WORK TO BE COMPLETED. Pull out of the data below the stretch of lines bounded by the one containing "Write a component" and the one containing "PieChart, Pie, Cell", both bounds included, unchanged.

____ RECORDS SHOWN

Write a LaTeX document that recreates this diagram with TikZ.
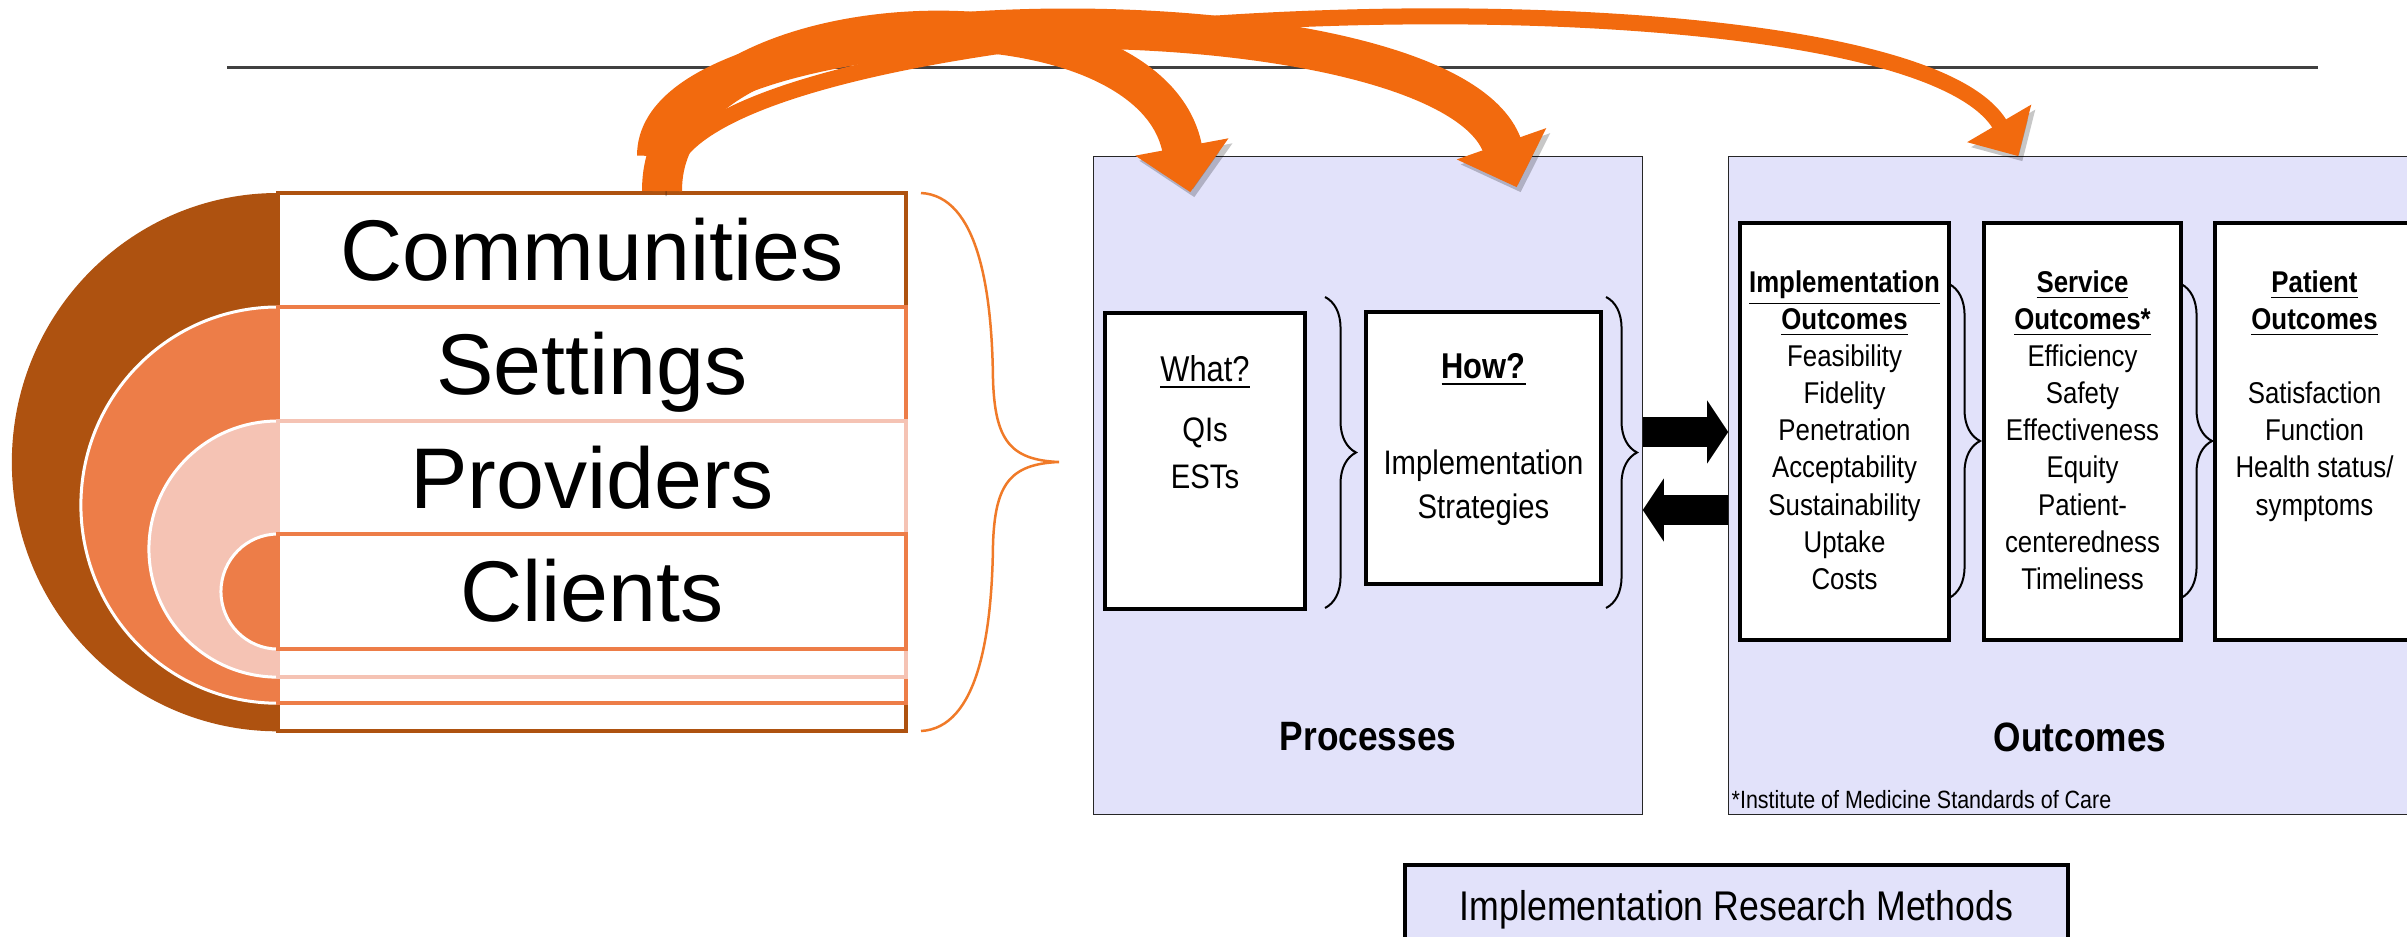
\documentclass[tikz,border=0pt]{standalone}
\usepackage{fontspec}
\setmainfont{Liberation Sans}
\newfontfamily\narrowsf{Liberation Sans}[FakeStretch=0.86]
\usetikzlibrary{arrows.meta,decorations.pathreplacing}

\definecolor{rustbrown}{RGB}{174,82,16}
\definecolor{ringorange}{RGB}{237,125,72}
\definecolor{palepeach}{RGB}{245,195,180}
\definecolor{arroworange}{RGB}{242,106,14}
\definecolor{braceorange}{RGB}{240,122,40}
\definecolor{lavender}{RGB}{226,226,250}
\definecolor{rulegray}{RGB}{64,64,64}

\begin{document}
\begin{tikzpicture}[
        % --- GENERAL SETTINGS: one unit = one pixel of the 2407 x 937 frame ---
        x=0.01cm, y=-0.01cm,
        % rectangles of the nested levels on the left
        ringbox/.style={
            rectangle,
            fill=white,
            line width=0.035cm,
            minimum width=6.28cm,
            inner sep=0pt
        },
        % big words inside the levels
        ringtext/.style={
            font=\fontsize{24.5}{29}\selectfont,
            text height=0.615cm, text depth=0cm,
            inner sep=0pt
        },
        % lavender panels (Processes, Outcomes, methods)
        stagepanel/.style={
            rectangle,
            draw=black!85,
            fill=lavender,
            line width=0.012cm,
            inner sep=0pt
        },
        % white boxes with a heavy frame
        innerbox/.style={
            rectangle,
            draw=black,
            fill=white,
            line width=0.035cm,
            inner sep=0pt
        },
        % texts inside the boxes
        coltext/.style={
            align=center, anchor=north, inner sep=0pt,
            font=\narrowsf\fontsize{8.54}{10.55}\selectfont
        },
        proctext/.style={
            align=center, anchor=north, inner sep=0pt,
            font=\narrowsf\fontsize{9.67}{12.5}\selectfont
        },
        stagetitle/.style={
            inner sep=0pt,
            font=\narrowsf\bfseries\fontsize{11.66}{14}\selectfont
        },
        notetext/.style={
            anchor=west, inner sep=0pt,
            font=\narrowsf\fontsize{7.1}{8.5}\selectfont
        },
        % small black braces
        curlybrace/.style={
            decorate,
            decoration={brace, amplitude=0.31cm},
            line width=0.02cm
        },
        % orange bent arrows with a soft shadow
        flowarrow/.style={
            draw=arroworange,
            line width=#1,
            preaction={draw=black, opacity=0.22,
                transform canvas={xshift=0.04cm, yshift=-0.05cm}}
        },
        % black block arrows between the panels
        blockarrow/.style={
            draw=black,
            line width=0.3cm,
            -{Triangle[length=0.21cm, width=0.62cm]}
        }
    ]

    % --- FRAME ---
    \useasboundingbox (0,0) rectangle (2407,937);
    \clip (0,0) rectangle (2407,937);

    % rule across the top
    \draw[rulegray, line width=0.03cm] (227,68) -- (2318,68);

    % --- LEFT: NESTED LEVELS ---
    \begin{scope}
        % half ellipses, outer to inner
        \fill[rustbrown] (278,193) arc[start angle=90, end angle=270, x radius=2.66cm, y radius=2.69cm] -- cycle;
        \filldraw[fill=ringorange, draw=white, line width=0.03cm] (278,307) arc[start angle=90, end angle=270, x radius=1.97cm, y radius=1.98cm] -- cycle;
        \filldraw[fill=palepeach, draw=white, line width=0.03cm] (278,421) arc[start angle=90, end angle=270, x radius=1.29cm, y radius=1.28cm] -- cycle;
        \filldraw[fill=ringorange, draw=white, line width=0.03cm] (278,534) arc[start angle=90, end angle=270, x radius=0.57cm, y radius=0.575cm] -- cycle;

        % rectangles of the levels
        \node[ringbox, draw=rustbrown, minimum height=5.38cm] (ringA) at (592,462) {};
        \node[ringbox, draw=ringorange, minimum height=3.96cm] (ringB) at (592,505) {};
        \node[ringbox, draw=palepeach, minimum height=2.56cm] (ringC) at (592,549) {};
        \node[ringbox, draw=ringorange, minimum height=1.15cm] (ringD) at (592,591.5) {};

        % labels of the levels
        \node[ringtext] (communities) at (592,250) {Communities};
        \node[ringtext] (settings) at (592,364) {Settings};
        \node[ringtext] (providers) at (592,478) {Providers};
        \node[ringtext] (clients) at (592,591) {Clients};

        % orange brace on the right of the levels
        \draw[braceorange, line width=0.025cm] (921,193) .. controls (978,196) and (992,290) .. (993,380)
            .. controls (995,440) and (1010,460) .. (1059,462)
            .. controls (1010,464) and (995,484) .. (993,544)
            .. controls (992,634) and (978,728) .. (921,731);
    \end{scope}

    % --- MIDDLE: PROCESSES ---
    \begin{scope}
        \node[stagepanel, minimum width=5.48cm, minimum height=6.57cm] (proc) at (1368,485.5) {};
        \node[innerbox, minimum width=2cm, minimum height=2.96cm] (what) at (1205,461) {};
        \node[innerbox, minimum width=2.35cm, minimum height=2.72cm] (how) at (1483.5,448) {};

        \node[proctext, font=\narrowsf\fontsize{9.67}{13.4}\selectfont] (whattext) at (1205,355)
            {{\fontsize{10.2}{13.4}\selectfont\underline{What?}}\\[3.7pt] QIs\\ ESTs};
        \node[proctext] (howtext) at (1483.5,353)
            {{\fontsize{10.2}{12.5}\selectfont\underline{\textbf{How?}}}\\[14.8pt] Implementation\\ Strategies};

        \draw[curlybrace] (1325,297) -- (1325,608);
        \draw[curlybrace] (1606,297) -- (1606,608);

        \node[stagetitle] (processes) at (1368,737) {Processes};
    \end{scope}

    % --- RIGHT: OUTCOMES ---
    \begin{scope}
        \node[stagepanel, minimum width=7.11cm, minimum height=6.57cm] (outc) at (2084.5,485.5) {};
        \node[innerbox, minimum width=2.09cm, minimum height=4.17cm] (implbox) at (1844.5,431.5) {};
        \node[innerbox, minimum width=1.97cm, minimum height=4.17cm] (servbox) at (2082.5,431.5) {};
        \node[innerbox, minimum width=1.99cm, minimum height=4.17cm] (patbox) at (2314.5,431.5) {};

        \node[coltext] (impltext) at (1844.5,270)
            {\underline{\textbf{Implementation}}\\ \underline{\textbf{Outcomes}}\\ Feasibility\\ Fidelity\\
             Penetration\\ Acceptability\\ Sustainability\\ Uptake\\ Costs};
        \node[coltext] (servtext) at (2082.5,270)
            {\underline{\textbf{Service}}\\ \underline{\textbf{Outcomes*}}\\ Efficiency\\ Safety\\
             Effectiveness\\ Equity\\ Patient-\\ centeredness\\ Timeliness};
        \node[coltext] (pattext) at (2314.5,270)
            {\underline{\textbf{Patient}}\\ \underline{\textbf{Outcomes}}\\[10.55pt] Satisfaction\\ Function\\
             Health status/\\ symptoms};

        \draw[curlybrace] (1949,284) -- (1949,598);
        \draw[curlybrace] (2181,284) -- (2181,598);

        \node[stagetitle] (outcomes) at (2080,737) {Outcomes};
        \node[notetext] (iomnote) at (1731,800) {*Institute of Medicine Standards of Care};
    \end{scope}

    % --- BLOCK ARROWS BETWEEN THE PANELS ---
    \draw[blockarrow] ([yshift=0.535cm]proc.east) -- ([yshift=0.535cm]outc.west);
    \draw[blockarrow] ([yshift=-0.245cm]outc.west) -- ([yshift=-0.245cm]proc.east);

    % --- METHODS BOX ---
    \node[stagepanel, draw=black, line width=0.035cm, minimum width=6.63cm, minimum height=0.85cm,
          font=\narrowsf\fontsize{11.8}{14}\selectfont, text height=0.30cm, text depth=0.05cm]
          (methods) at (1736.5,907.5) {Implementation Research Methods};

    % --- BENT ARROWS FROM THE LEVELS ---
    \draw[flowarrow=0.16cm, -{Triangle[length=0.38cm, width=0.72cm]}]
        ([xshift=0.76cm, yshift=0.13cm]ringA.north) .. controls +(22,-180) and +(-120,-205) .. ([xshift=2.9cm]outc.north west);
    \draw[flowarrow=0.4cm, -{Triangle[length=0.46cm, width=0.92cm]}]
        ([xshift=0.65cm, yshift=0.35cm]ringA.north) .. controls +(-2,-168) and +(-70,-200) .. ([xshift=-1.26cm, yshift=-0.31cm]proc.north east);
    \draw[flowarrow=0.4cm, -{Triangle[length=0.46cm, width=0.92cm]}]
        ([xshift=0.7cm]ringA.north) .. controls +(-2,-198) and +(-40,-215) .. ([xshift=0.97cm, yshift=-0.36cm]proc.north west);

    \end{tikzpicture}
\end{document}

________
____ RECORDS SHOWN

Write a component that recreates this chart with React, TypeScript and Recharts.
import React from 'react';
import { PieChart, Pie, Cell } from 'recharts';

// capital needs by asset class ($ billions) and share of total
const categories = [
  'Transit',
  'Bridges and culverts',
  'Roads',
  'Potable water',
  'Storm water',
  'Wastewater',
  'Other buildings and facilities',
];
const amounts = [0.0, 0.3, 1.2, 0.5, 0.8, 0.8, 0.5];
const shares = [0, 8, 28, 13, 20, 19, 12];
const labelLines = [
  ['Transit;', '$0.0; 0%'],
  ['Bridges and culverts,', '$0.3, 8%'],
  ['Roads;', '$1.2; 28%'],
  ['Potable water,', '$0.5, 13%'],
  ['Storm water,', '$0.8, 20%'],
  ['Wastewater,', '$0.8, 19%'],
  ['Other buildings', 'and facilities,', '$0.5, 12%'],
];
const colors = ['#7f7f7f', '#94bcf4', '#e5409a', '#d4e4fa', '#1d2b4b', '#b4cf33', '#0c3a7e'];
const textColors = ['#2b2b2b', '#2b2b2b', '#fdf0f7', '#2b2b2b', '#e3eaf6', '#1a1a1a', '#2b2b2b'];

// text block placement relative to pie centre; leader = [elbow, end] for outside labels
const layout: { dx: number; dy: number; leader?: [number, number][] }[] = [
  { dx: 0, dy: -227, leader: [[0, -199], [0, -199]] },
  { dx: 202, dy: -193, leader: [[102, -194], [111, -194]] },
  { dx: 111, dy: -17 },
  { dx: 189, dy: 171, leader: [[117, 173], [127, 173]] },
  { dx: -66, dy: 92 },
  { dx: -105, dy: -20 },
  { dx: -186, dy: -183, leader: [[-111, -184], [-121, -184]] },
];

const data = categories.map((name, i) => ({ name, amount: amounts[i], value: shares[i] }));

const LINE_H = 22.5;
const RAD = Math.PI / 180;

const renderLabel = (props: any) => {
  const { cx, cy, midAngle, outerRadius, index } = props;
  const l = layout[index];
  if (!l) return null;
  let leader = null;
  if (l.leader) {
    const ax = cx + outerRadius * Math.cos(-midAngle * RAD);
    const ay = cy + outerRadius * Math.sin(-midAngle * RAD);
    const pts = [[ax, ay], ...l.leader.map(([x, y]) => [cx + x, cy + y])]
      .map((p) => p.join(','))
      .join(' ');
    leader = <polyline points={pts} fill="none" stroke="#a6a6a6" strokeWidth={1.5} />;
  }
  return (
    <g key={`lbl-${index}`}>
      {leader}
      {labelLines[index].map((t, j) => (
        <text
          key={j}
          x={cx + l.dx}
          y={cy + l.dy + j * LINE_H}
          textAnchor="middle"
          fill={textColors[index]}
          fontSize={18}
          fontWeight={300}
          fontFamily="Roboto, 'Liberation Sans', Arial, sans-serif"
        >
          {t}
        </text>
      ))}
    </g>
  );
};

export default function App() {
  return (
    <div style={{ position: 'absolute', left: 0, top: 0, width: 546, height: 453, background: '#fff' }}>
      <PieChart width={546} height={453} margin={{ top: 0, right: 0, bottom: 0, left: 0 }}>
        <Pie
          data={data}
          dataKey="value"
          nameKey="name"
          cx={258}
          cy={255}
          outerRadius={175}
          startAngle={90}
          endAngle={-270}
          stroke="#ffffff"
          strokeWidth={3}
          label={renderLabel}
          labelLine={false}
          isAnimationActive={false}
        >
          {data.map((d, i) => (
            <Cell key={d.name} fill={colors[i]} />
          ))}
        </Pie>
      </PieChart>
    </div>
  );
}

________

SOLUTION TO THIS TASK.
Write a component that recreates this chart with React, TypeScript and Recharts.
import React from 'react';
import { PieChart, Pie, Cell } from 'recharts';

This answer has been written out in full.